Authoritative sources
- Consumer Financial Protection Bureau — Budget Worksheet — The CFPB's official budgeting resource explaining needs, wants, and savings categories with a downloadable worksheet for tracking spending.
- FDIC Money Smart — Managing Your Money — Federal Deposit Insurance Corporation financial literacy program covering budgeting fundamentals, savings targets, and step-by-step monthly budget plans.
Key takeaways
- The 50/30/20 rule uses after-tax take-home pay, not gross income. On a $78,000 gross salary with $5,400/month take-home, the buckets are $2,700 needs, $1,620 wants, and $1,080 savings.
- Needs are expenses you cannot cancel without a major life change: rent, groceries, utilities, minimum debt payments, health insurance, and basic transportation. Dining out, streaming, gym memberships, and hobby spending are wants — even if they feel essential.
- When needs exceed 50%, treat the framework as a direction, not a constraint. If needs run at 60%, the goal is to reduce them toward 55% then 50% over the next 6–12 months — not to eliminate all discretionary spending immediately.

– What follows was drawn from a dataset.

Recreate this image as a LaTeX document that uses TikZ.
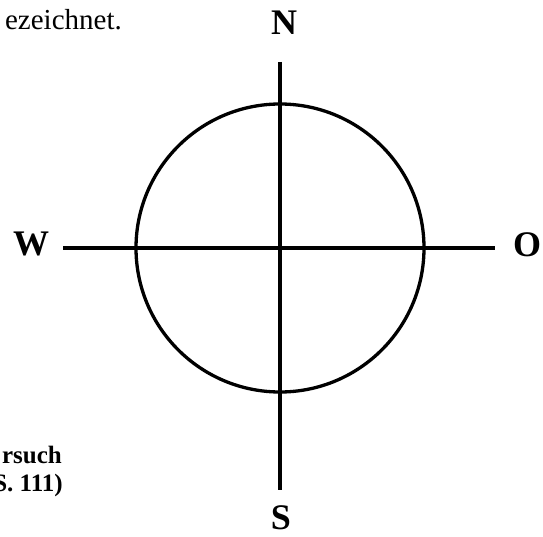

- The 20% savings bucket has an internal priority order: employer match first, then a $1,000 emergency buffer, then high-interest debt, then the full emergency fund, then Roth IRA contributions. Investing while carrying 22% APR debt destroys net worth.
- The most common budget failure is a spending audit that identifies the problem but takes no structural action. Automate transfers to savings on payday — before spending decisions are made — so the savings happen without requiring willpower each month.
Frequently asked questions
What counts as a "need" vs a "want" in the 50/30/20 rule?
Needs are expenses you cannot easily cancel: rent or mortgage, utilities, groceries, minimum debt payments, health insurance, and basic transportation. Wants are the rest — dining out, streaming, gym memberships, hobbies, and upgrades beyond the minimum. The line is blurrier than it looks: a phone is a need; a premium data plan may be a want.
What if my needs already exceed 50% of my income?
This is common in high cost-of-living areas or at lower income levels. Treat the 50/30/20 rule as a direction, not a rigid constraint. If needs are 65%, the goal is to reduce them toward 50% over time — by finding cheaper housing, refinancing debt, or increasing income — rather than ignoring the framework entirely.
Should the 20% savings go to retirement or an emergency fund first?
Build a $1,000 emergency starter fund first. Then direct the 20% to: capturing your full 401k employer match, building the rest of your emergency fund (3–6 months), and then maxing a Roth IRA. Once those are funded, additional savings can go to investing or other goals.
Does the 50/30/20 rule use gross or after-tax income?
After-tax income — your take-home pay after federal, state, and FICA taxes. Using gross income overstates your available budget significantly. If your gross is $80,000 and take-home is $62,000, calculate the percentages against the $62,000.
Is the 50/30/20 rule good for paying off debt?
It is a starting framework, but for aggressive debt payoff the avalanche or snowball method is more targeted. Within the 50/30/20 structure, shift money from "wants" to debt payoff temporarily — running a 50/10/20/20 split (needs/wants/savings/debt) accelerates payoff without abandoning the framework entirely.